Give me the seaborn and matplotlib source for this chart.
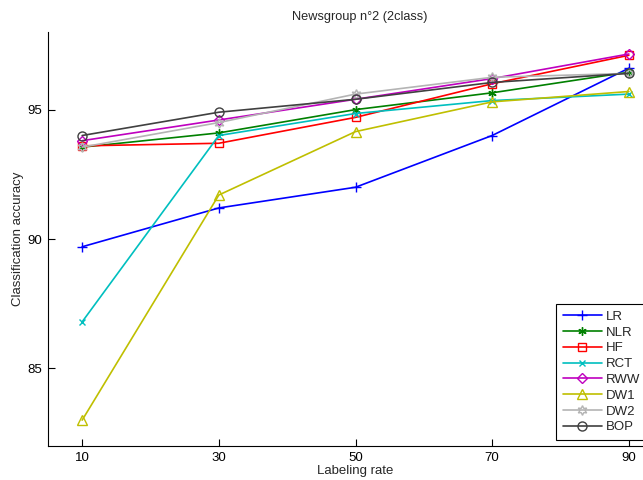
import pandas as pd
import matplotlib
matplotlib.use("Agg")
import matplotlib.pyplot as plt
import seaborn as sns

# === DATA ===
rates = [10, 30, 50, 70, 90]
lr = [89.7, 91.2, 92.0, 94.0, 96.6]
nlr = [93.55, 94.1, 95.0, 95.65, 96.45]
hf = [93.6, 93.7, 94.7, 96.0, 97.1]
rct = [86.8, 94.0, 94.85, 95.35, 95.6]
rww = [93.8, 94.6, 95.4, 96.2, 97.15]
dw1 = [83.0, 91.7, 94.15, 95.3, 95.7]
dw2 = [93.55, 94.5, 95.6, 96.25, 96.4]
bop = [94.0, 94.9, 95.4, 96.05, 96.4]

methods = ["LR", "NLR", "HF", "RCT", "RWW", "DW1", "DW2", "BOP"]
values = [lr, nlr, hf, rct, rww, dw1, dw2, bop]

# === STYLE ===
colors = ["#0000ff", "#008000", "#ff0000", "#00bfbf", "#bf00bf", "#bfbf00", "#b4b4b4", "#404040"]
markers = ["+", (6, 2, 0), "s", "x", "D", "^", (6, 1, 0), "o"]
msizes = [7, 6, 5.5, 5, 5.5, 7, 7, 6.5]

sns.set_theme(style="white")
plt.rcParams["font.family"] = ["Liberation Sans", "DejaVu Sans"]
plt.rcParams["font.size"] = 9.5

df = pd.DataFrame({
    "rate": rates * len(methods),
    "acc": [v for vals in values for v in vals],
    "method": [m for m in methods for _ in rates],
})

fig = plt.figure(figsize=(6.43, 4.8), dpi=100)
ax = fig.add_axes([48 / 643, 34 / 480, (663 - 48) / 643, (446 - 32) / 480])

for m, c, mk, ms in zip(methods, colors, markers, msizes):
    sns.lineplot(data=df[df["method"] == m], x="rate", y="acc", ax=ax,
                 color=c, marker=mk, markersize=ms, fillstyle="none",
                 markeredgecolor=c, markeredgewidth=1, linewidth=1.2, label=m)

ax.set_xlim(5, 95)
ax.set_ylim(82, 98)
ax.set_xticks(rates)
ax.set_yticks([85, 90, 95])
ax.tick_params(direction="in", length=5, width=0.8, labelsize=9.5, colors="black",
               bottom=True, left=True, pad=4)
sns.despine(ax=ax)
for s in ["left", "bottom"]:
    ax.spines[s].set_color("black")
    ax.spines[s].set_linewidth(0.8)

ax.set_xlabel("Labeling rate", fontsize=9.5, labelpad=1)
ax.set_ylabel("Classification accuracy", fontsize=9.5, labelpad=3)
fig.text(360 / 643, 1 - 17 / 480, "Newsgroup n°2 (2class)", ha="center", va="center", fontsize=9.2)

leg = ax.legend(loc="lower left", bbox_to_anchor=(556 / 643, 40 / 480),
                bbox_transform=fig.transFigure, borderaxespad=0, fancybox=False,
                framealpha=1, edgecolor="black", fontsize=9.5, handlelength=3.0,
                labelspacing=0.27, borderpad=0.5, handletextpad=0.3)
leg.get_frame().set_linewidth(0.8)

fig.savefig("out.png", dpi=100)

※

▶ _Given exercise_:
Repeat the lines of the listing above verbatim, beginning at its first line and ending at the line containing "ax.spines[s].set_linewidth(0.8)", which is included. Omit pictures.

▶ _Full response_:
Give me the seaborn and matplotlib source for this chart.
import pandas as pd
import matplotlib
matplotlib.use("Agg")
import matplotlib.pyplot as plt
import seaborn as sns

# === DATA ===
rates = [10, 30, 50, 70, 90]
lr = [89.7, 91.2, 92.0, 94.0, 96.6]
nlr = [93.55, 94.1, 95.0, 95.65, 96.45]
hf = [93.6, 93.7, 94.7, 96.0, 97.1]
rct = [86.8, 94.0, 94.85, 95.35, 95.6]
rww = [93.8, 94.6, 95.4, 96.2, 97.15]
dw1 = [83.0, 91.7, 94.15, 95.3, 95.7]
dw2 = [93.55, 94.5, 95.6, 96.25, 96.4]
bop = [94.0, 94.9, 95.4, 96.05, 96.4]

methods = ["LR", "NLR", "HF", "RCT", "RWW", "DW1", "DW2", "BOP"]
values = [lr, nlr, hf, rct, rww, dw1, dw2, bop]

# === STYLE ===
colors = ["#0000ff", "#008000", "#ff0000", "#00bfbf", "#bf00bf", "#bfbf00", "#b4b4b4", "#404040"]
markers = ["+", (6, 2, 0), "s", "x", "D", "^", (6, 1, 0), "o"]
msizes = [7, 6, 5.5, 5, 5.5, 7, 7, 6.5]

sns.set_theme(style="white")
plt.rcParams["font.family"] = ["Liberation Sans", "DejaVu Sans"]
plt.rcParams["font.size"] = 9.5

df = pd.DataFrame({
    "rate": rates * len(methods),
    "acc": [v for vals in values for v in vals],
    "method": [m for m in methods for _ in rates],
})

fig = plt.figure(figsize=(6.43, 4.8), dpi=100)
ax = fig.add_axes([48 / 643, 34 / 480, (663 - 48) / 643, (446 - 32) / 480])

for m, c, mk, ms in zip(methods, colors, markers, msizes):
    sns.lineplot(data=df[df["method"] == m], x="rate", y="acc", ax=ax,
                 color=c, marker=mk, markersize=ms, fillstyle="none",
                 markeredgecolor=c, markeredgewidth=1, linewidth=1.2, label=m)

ax.set_xlim(5, 95)
ax.set_ylim(82, 98)
ax.set_xticks(rates)
ax.set_yticks([85, 90, 95])
ax.tick_params(direction="in", length=5, width=0.8, labelsize=9.5, colors="black",
               bottom=True, left=True, pad=4)
sns.despine(ax=ax)
for s in ["left", "bottom"]:
    ax.spines[s].set_color("black")
    ax.spines[s].set_linewidth(0.8)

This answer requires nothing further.